German bobsledder Francesco Friedrich, the reigning world champion in both two-man and four-man, picked up where he left off by winning both events at last weekend’s World Cup opener in Innsbruck. Countrywomen Laura Nolte and Kim Kalicki went 1-2 in the women’s event ahead of US global titlist Kaillie Humphries.
Elana Meyers Taylor and Humphries went 1-2, though, in the monobob, which will be a new medal event in Beijing. Russia’s Alexander Tretiakov and Elena Nikitina swept the skeleton races where Kelly Curtis, ninth in the women’s event, was the top American performer.
The Cup tour remains in Innsbruck this weekend before heading to Germany for the following three events before the holiday break.
Back on track
Erin “Speedy” Jackson continued her mad dash through the World Cup long-track speedskating circuit in Norway last weekend, winning her third 500-meter title and finishing second to Olympic champion Nao Kodaira in the second race. US teammate Brittany Bowe won her second 1,000 race with a track record, while Joey Mantia was second in the men’s 1,500. Should Jackson win a medal in Beijing she’ll be the first American woman to manage it in the 500 since Bonnie Blair won her third straight gold in 1994. Bowe would be the first US female on the 1,000 podium since Chris Witty and Jennifer Rodriguez went 1-3 in 2002.

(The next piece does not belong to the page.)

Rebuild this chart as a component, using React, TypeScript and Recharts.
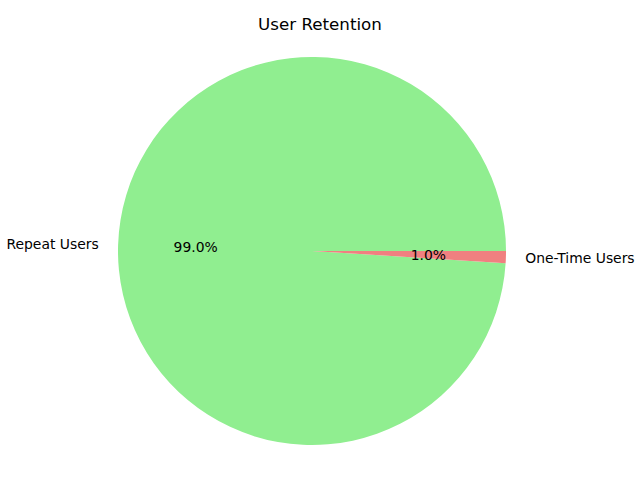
import React from 'react';
import { PieChart, Pie, Cell } from 'recharts';

const categories = ['Repeat Users', 'One-Time Users'];
const values = [99, 1];
const colors = ['#90EE90', '#F08080'];

const data = categories.map((name, i) => ({ name, value: values[i] }));

const RADIAN = Math.PI / 180;

const renderLabel = (props: any) => {
  const { cx, cy, midAngle, outerRadius, percent, name } = props;
  const cos = Math.cos(-midAngle * RADIAN);
  const sin = Math.sin(-midAngle * RADIAN);
  const lx = cx + outerRadius * 1.1 * cos;
  const ly = cy + outerRadius * 1.1 * sin;
  const px = cx + outerRadius * 0.6 * cos;
  const py = cy + outerRadius * 0.6 * sin;
  return (
    <g>
      <text
        x={lx}
        y={ly}
        textAnchor={cos >= 0 ? 'start' : 'end'}
        dominantBaseline="central"
        fill="#000"
        fontSize={13.9}
        fontFamily="DejaVu Sans"
      >
        {name}
      </text>
      <text
        x={px}
        y={py}
        textAnchor="middle"
        dominantBaseline="central"
        fill="#000"
        fontSize={13.9}
        fontFamily="DejaVu Sans"
      >
        {(percent * 100).toFixed(1) + '%'}
      </text>
    </g>
  );
};

export default function App() {
  return (
    <div style={{ position: 'absolute', left: 0, top: 0, width: 640, height: 480, background: '#fff' }}>
      <div
        style={{
          position: 'absolute',
          left: 0,
          top: 14,
          width: 640,
          textAlign: 'center',
          fontFamily: 'DejaVu Sans',
          fontSize: 16.7,
          lineHeight: '20px',
          color: '#000',
        }}
      >
        User Retention
      </div>
      <PieChart width={640} height={480} margin={{ top: 0, right: 0, bottom: 0, left: 0 }}>
        <Pie
          data={data}
          dataKey="value"
          nameKey="name"
          cx={312}
          cy={251}
          outerRadius={194}
          startAngle={0}
          endAngle={360}
          label={renderLabel}
          labelLine={false}
          isAnimationActive={false}
          stroke="none"
        >
          {data.map((d, i) => (
            <Cell key={d.name} fill={colors[i]} stroke="none" />
          ))}
        </Pie>
      </PieChart>
    </div>
  );
}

Dutch short-track speedskater Suzanne Schulting ran the table at last weekend’s World Cup event in Hungary, winning the 500, 1,000, and 1,500 and skating a leg on the winning relay. That sets her up to win the season title in both the 1,000 and 1,500 at this weekend’s finale on her home ice in Dordrecht. Kristen Santos, the best US bet for an Olympic medal, ranks second in the 1,000 and third in the 1,500.